Long-duration bond funds are generally more suitable for investors with a longer investment horizon. Short-term investors may experience NAV fluctuations due to interest rate changes. The process of holding an investment for a long period enables investors to manage temporary price changes while earning interest income through time. Investors should align the investment horizon with their financial objectives and liquidity needs.

Taxation on 10 Year Government Bond Funds

10 Year Government Bond Funds are taxed as debt mutual funds under Indian income tax rules.

The tax treatment depends mainly on the date of investment and the applicable rules for debt-oriented mutual funds.

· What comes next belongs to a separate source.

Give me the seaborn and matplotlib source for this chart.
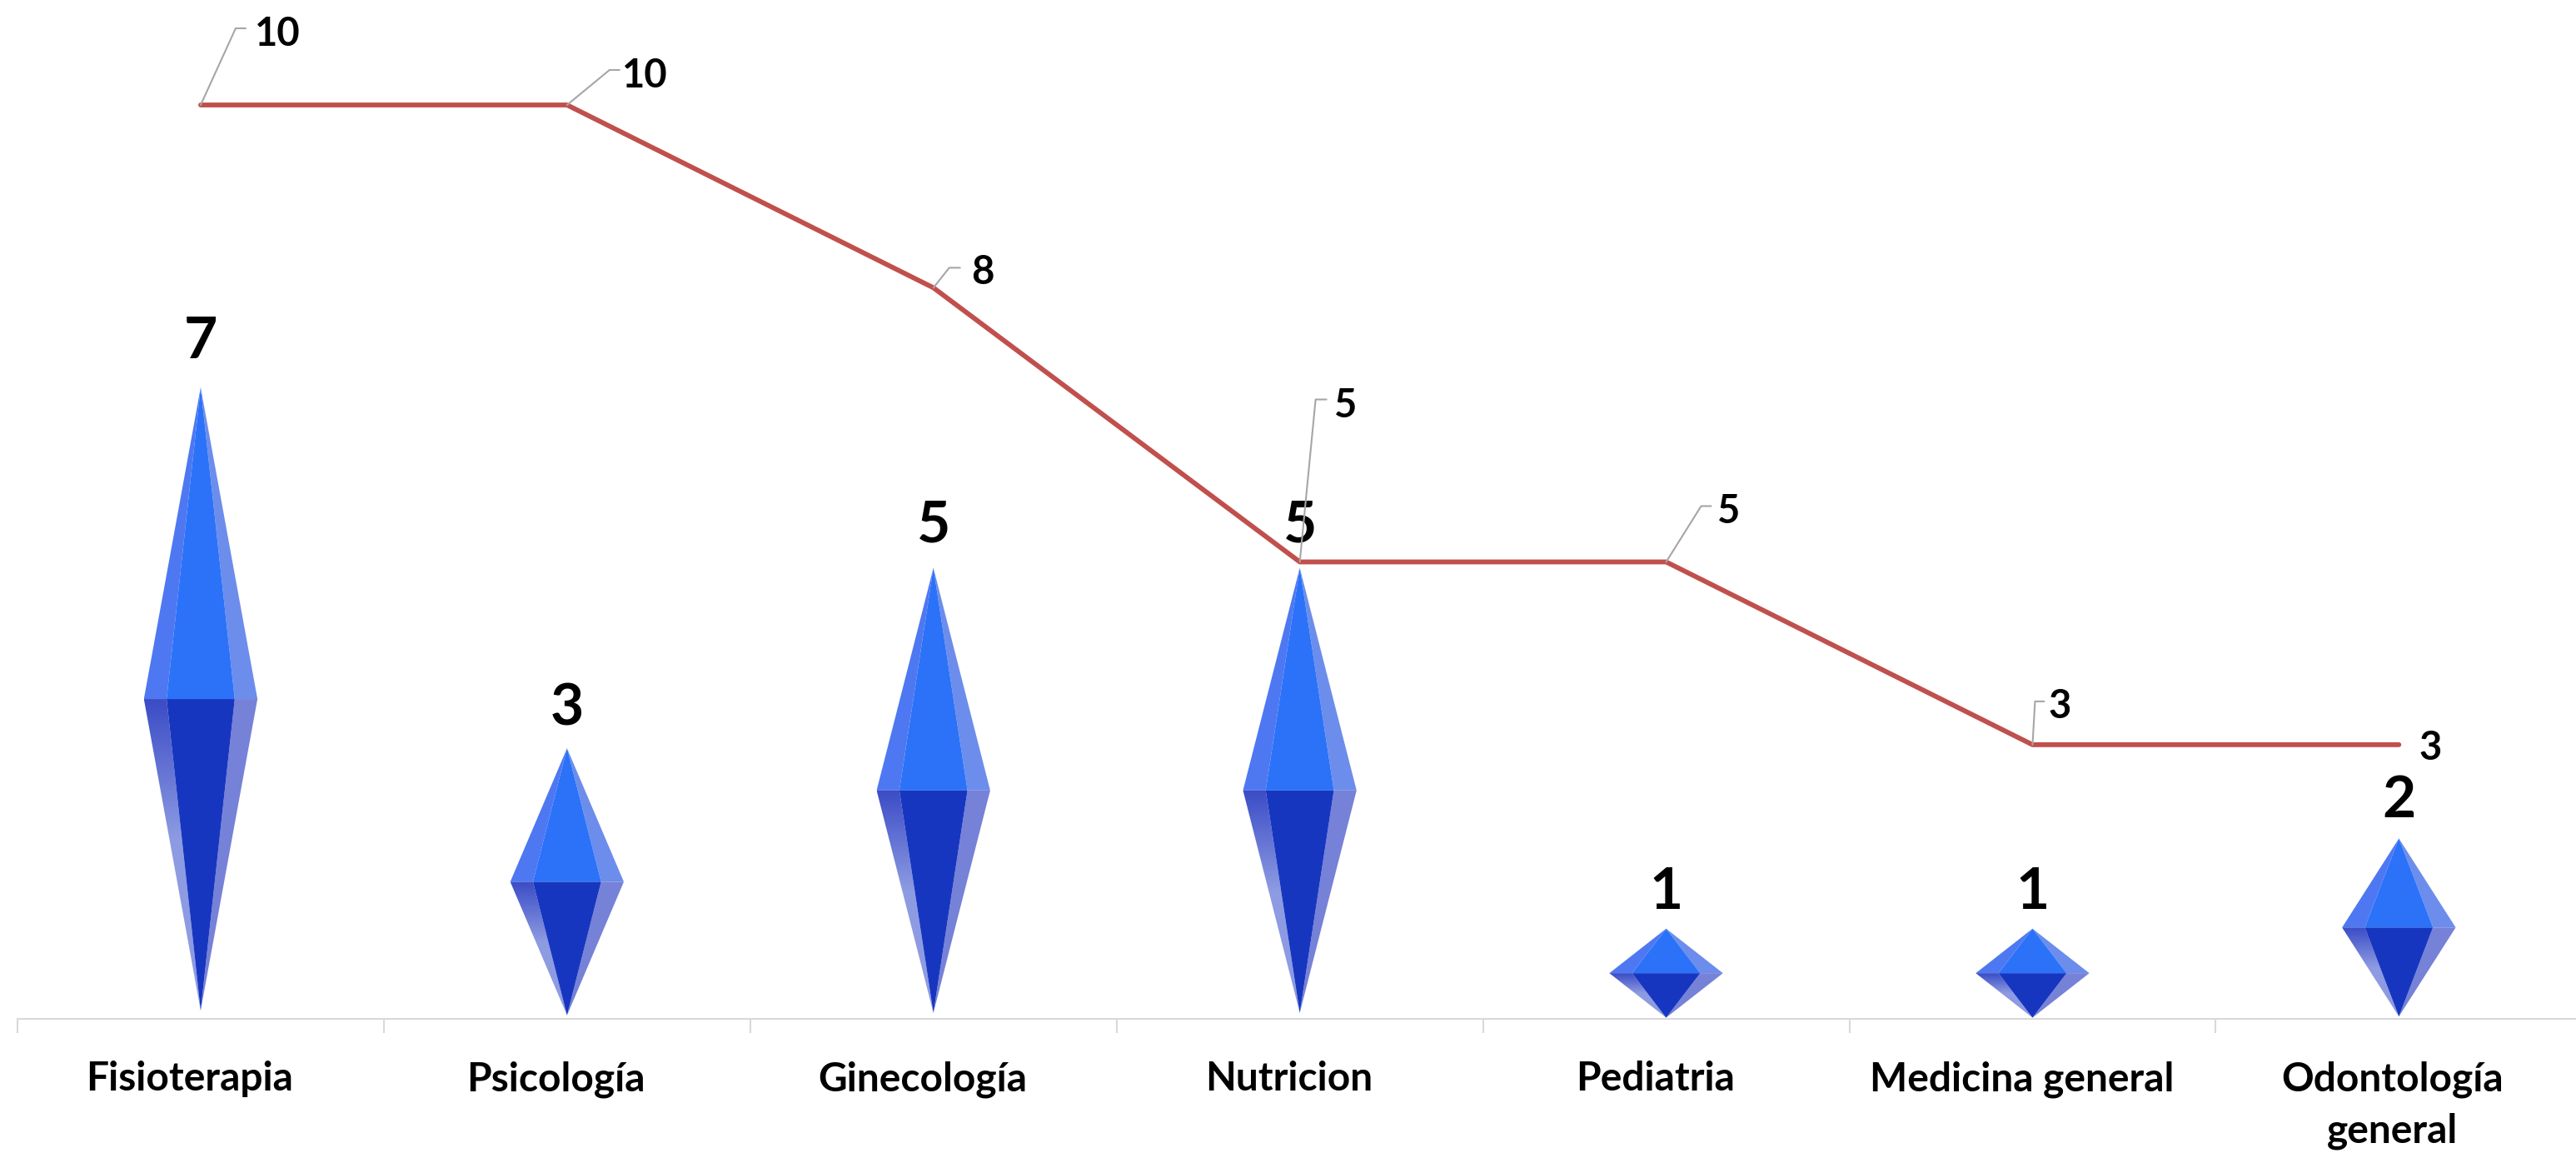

For debt mutual funds purchased before April 1, 2023, the taxation depends on the holding period at the time of redemption. If the investment is sold within 24 months, the gains are treated as short-term capital gains (STCG) and are taxed according to the investor’s applicable income tax slab rate. If the investment is held for more than 24 months, the gains are considered long-term capital gains (LTCG) and are taxed at 12.5 percent without the benefit of indexation. The earlier system, which applied a 36-month holding period and 20 percent tax with indexation, is no longer applicable under the current rules.

For debt mutual funds purchased on or after April 1, 2023, all gains are treated as short-term capital gains, regardless of how long the investment is held. These gains are added to the investor’s total income and taxed according to the individual’s applicable income tax slab rate. Under this framework, investors do not receive long-term capital gains benefits or indexation benefits.

Dividend income, if distributed, is taxed in the hands of investors at their applicable slab rates. The tax laws can change, and investors must look at the existing tax laws and scheme disclosures to treat them accurately.

Conclusion

10 Year Government Bond Funds provide exposure to long-duration sovereign debt instruments. While they eliminate credit risk, they still expose the investors to interest rate risk. The returns are influenced by the changes in yields and how the duration of the bond portfolio is managed. These funds are specialized instruments intended for investors with in-depth knowledge and are fine enough to diversify their asset mix at a higher level.

Before making an investment, investors are advised to go through the scheme documents, evaluate their risk-taking ability, and consider the tax aspects.